Un viaggio nostalgico tra le hit del decennio d’oro: Giorgio Moroder live a Roma
Quando lessi il programma di Villa Ada Roma Incontra Il Mondo e vidi il nome di Giorgio Moroder in cartellone, m’illuminai d’immenso.
Conterraneo (lui from Alto Adige, io semplicemente from Trentino, ma siam lì), produttore discografico e genio rivoluzionario che col sintetizzatore ha sempre fatto magie: se da un lato poteva sembrare strano trovare qualcuno dell’età di mio padre in consolle, dall’altra ero affascinata dall’idea di vederlo dal vivo.

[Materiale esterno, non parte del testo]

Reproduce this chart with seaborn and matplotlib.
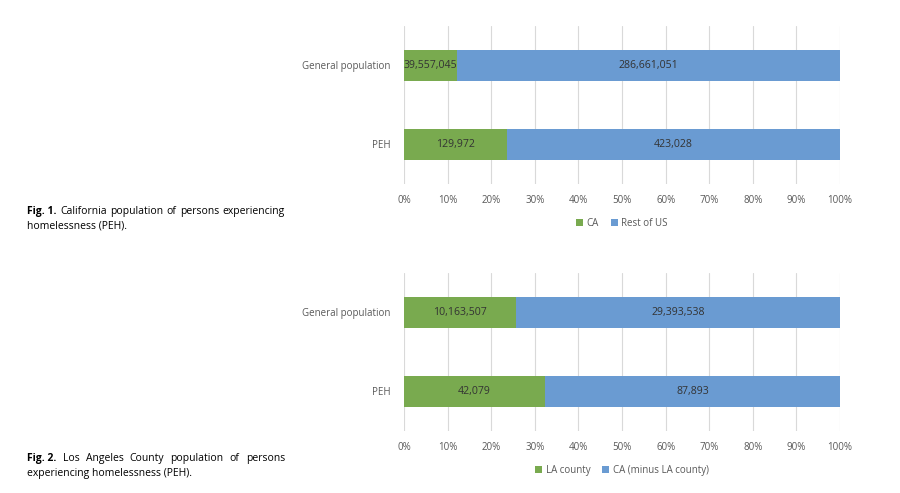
import pandas as pd
import numpy as np
import matplotlib.pyplot as plt
import seaborn as sns

# data
categories = ['General population', 'PEH']

ca_counts = [39557045, 129972]
rest_us_counts = [286661051, 423028]

la_counts = [10163507, 42079]
ca_minus_la_counts = [29393538, 87893]

legend_top = ['CA', 'Rest of US']
legend_bottom = ['LA county', 'CA (minus LA county)']

captions = [
    ('Fig. 1.', 'California population of persons experiencing', 'homelessness (PEH).'),
    ('Fig. 2.', 'Los Angeles County population of persons', 'experiencing homelessness (PEH).'),
]

green = '#79aa4f'
blue = '#6a9bd2'
grey_text = '#595959'


def stacked_panel(ax, first, second, labels):
    df = pd.DataFrame({'category': categories, 'first': first, 'second': second})
    df['total'] = df['first'] + df['second']
    df['first_pct'] = df['first'] / df['total'] * 100
    df['all_pct'] = 100.0

    sns.barplot(data=df, y='category', x='all_pct', color=blue, width=0.4, saturation=1,
                orient='h', ax=ax, label=labels[1], zorder=3, linewidth=0)
    sns.barplot(data=df, y='category', x='first_pct', color=green, width=0.4, saturation=1,
                orient='h', ax=ax, label=labels[0], zorder=4, linewidth=0)

    for i, row in df.iterrows():
        ax.text(row['first_pct'] / 2, i, f"{row['first']:,}", ha='center', va='center',
                fontsize=7.6, color='#333333', zorder=5)
        ax.text(row['first_pct'] + (100 - row['first_pct']) / 2, i, f"{row['second']:,}",
                ha='center', va='center', fontsize=7.6, color='#333333', zorder=5)

    ax.set_xlim(0, 100)
    ax.set_ylim(1.5, -0.5)
    ax.set_xticks(np.arange(0, 101, 10))
    ax.set_xticklabels([f'{v}%' for v in range(0, 101, 10)])
    ax.grid(axis='x', color='#d9d9d9', linewidth=0.8, zorder=0)
    ax.grid(axis='y', visible=False)
    for s in ax.spines.values():
        s.set_visible(False)
    ax.tick_params(length=0, labelsize=7, colors=grey_text, pad=8)
    ax.tick_params(axis='y', pad=10)
    ax.set_xlabel('')
    ax.set_ylabel('')

    handles, lbls = ax.get_legend_handles_labels()
    order = [lbls.index(labels[0]), lbls.index(labels[1])]
    ax.legend([handles[k] for k in order], [lbls[k] for k in order],
              loc='upper center', bbox_to_anchor=(0.5, -0.16), ncol=2,
              frameon=False, fontsize=7, handlelength=0.7, handleheight=0.7,
              handletextpad=0.4, columnspacing=1.2, labelcolor=grey_text)


def justified_caption(fig, bold, line1, line2, y, x0=27, x1=285, fs=7.5):
    # first line spread over the column width, second line left aligned
    renderer = fig.canvas.get_renderer()
    W = fig.bbox.width
    words = [(bold, 'bold')] + [(w, 'normal') for w in line1.split()]
    arts = [fig.text(0, y, w, fontsize=fs, fontweight=wt, color='black') for w, wt in words]
    widths = [a.get_window_extent(renderer).width for a in arts]
    gap = (x1 - x0 - sum(widths)) / (len(arts) - 1)
    x = x0
    for a, w in zip(arts, widths):
        a.set_x(x / W)
        x += w + gap
    fig.text(x0 / W, y - 0.029, line2, fontsize=fs, color='black')


if __name__ == '__main__':
    sns.set_style('white')
    plt.rcParams['font.family'] = ['Open Sans', 'DejaVu Sans']

    fig = plt.figure(figsize=(9, 4.93), dpi=100)
    ax1 = fig.add_axes([0.449, 0.627, 0.4844, 0.3205])
    ax2 = fig.add_axes([0.449, 0.1258, 0.4844, 0.3205])

    stacked_panel(ax1, ca_counts, rest_us_counts, legend_top)
    stacked_panel(ax2, la_counts, ca_minus_la_counts, legend_bottom)

    fig.canvas.draw()
    for (bold, l1, l2), y in zip(captions, [0.566, 0.064]):
        justified_caption(fig, bold, l1, l2, y)

    fig.savefig('out.png', dpi=100)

Arriva quindi il 24 luglio, e dopo un caldo africano che ha attanagliato Roma dall’inizio dell’estate senza concedere una tregua, il cielo si rannuvola e comincia a salire forte il vento.
“Non pioverà mica giusto stasera?”, mi chiedo.
E dopo una leggera pioggerellina, ecco tornare l’afa (pesante più di prima), e la serata può dirsi quantomeno salva dal punto di vista meteorologico.
Già dalle ore 20 a Villa Ada si incontra un po’ di tutto: il pubblico non è omogeneo e l’età minima si aggira attorno ai 30 anni.
Sembra quasi ci sia il ritrovo nazionale delle MILF, donne over 40 racchiuse in abiti talmente stretti che sudo ancora al solo ricordo.
Tacchi alti e mariti a casa, sembrano pronte ad una serata danzante sull’onda dei grandi classici di Moroder – pezzi che, manco a dirlo, hanno da sempre il sapore del rimorchio facile.
Oltre a loro, un miscuglio di gente uscita proprio per l’occasione e che forse è poco avezza ai classici concerti.
Sono tanti anche coloro che hanno trascinato a Villa Ada bambini piccoli, che puntualmente non hanno retto l’attesa e sono crollati sui passeggini mentre tutto il parco cominciava a sentire le prime note dell’opening.
E’ alle 22 che comincia infatti l’esibizione di Panoram, deejay conosciuto più all’estero che in Italia: intrattiene il pubblico con un sound techno di stampo sperimentale che piace, ma forse non è del tutto adatto alla serata e non riesce pertanto a ritagliarsi il giusto spazio.
Giorgio Moroder sale sul palco verso le 23 e senza aprire bocca comincia il suo dj set.
Dopo un piccolo problema col primo pezzo (forse colpa di qualche cavo staccato, la musica non si sente), comincia quella che è stata una grande serata condita da poche e piccole sbavature, del tutto opinabili.
Se è vero che Moroder non è più il ragazzetto degli anni ’70, dei tempi d’oro con Donna Summer, è anche vero che è da poco uscito il suo ultimo lavoro, “Déjà vu“, quattordicesimo album in studio con featuring a cura di Kylie Minogue, Sia e Kelis.
La serata spicca il volo: un viaggio tra i maggiori successi dal sapore nostalgico (‘I Feel Love‘, ‘Call me‘, ‘Hot Stuff‘), colonne sonore (‘The Never Ending Story‘, ‘Take My Breath Away‘) e remix di artisti contemporanei (Daft Punk, Avicii).
Lo scivolone arriva verso fine serata, con una rivisitazione di ‘Notti magiche‘, inno di Italia ’90.
Sarà che a me questo pezzo non è mai piaciuto, come non mi sono mai piaciuti né Bennato né la Nannini, ma questo brano anche tra le mani di un pioniere come Moroder proprio non mi arriva: di colpo non mi sembra più di essere a Villa Ada, ma all’ascolto di uno dei tanti remix ad opera di deejay tedeschi alle prese col dj set dell’Oktoberfest.
Insomma, il classico pezzo con il quale ‘i crucchi’ perculano un pochetto gli italiani.
Non se la prenda a male, Moroder, la mia è solo un’opinione, ma in una serata piena di hit da classifica, questo ‘omaggio’ è stato a mio avviso fuori luogo, qualcosa che ha ammutolito i presenti e fatto sciamare (seppur per poco) l’atmosfera di svago e divertimento.
La serata tutto sommato è andata bene: si è ballato e si è cantato.
Nonostante una visibile stanchezza, Moroder è stato all’altezza della serata e del suo nome, e resta per gli appassionati il padre di un genere che ad oggi, solo lui e pochi altri riescono a tenere alto da un punto di vista qualitativo.